Outra fonte de debate sobre gastos públicos foi a inauguração, durante a campanha eleitoral, do BRT de Salvador. “Mais caro do País”, “obsoleto” e “ambientalmente condenável” foram algumas qualificações usadas por pesquisadores e especialistas em mobilidade urbana e meio ambiente para descrever o modal, em reportagem publicada em 18 de setembro.
Mané Dendê
Foi a partir de denúncias de moradores do Subúrbio Ferroviário de Salvador que A TARDE também constatou irregularidades em outra obra de “requalificação” da Prefeitura, chamada Novo Mané Dendê. Além de abusos de autoridade, com queixas de chantagem e humilhação de moradores, forçados a deixar seus imóveis por valores muito abaixo dos praticados pelo mercado, a reportagem, publicada em 16 de outubro, constatou suspeitas de beneficiamento nas licitações realizadas para a empreitada. Diante da repercussão, a Câmara de Vereadores criou uma comissão para apurar as denúncias e acompanhar as obras.

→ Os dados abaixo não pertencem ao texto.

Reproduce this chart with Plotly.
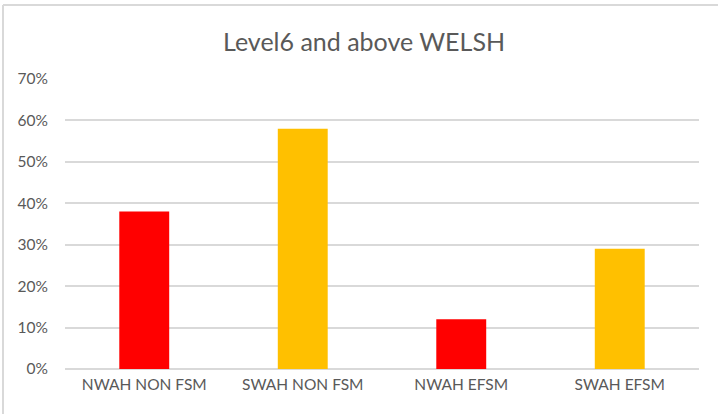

Sem falar do nepotismo presente na administração municipal. O tema, mais uma vez, foi posto em pauta pelo ex-prefeito ACM Neto, quando prometeu “congelar 20% dos cargos comissionados” do governo do Estado, caso fosse eleito. Bastou um levantamento rápido para que fossem “descobertos” 17 parentes, amigos e parentes de amigos do ex-prefeito de Salvador empregados diretamente pela Prefeitura, com salários quase todos próximos dos R$ 20 mil – como exposto em reportagem publicada no último dia 28.
São todos temas relevantes para a população de Salvador e da Bahia, que continuarão permeando as pautas de A TARDE – que, assim, mantém seu papel de fiscalizar o poder público e cobrar melhorias, em prol da qualidade de vida da população do Estado e do País. Como tem sido ao longo de sua centenária trajetória.